Space exploration has suffered its share of setbacks and disappointments over the decades, but few of them stung as much as the 2013 mechanical failure of the Kepler spacecraft, a space telescope designed to accomplish one of the most exciting explorations of space ever: the search for potentially Earth-like planets orbiting other stars.
The Kepler spacecraft is basically a giant, very sensitive telescopic camera designed to compete in an ultimate cosmic staring contest: to gaze continuously at a patch of about 150,000 stars near the constellation Cygnus, and wait for them to blink—that is, dim slightly—when planets they might possess pass briefly in front of them.
To find Earth-like extrasolar planets, Kepler had to do more than detect the very slight dimming of starlight caused by the transit of relatively small, Earth-sized worlds. It had to find the ones orbiting within their star’s “habitable zone,” or “Goldilocks zone:” the distance at which conditions on the planet are neither too hot nor too cold to support that commodity essential to all life on Earth, liquid water–the “porridge of life,” one might say.

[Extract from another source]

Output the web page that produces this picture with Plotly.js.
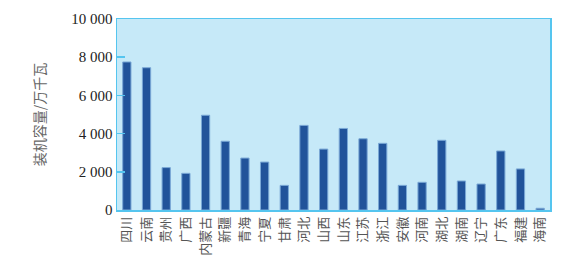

At that distance from its star, a planet only orbits every few months, or even years, so for Kepler to confirm their existence requires it to make continuous observations for several years, so as not to miss any transits. To win the contest, Kepler could not blink.
For so long people have dreamed of the existence of other planets in the cosmos, and naturally human fancy has drawn our imaginations to envision worlds whose environments would be habitable for human life. Kepler was truly the first mission of science to actually search for such worlds, an example of technology and scientific inquiry catching up to centuries of unrequited human desire.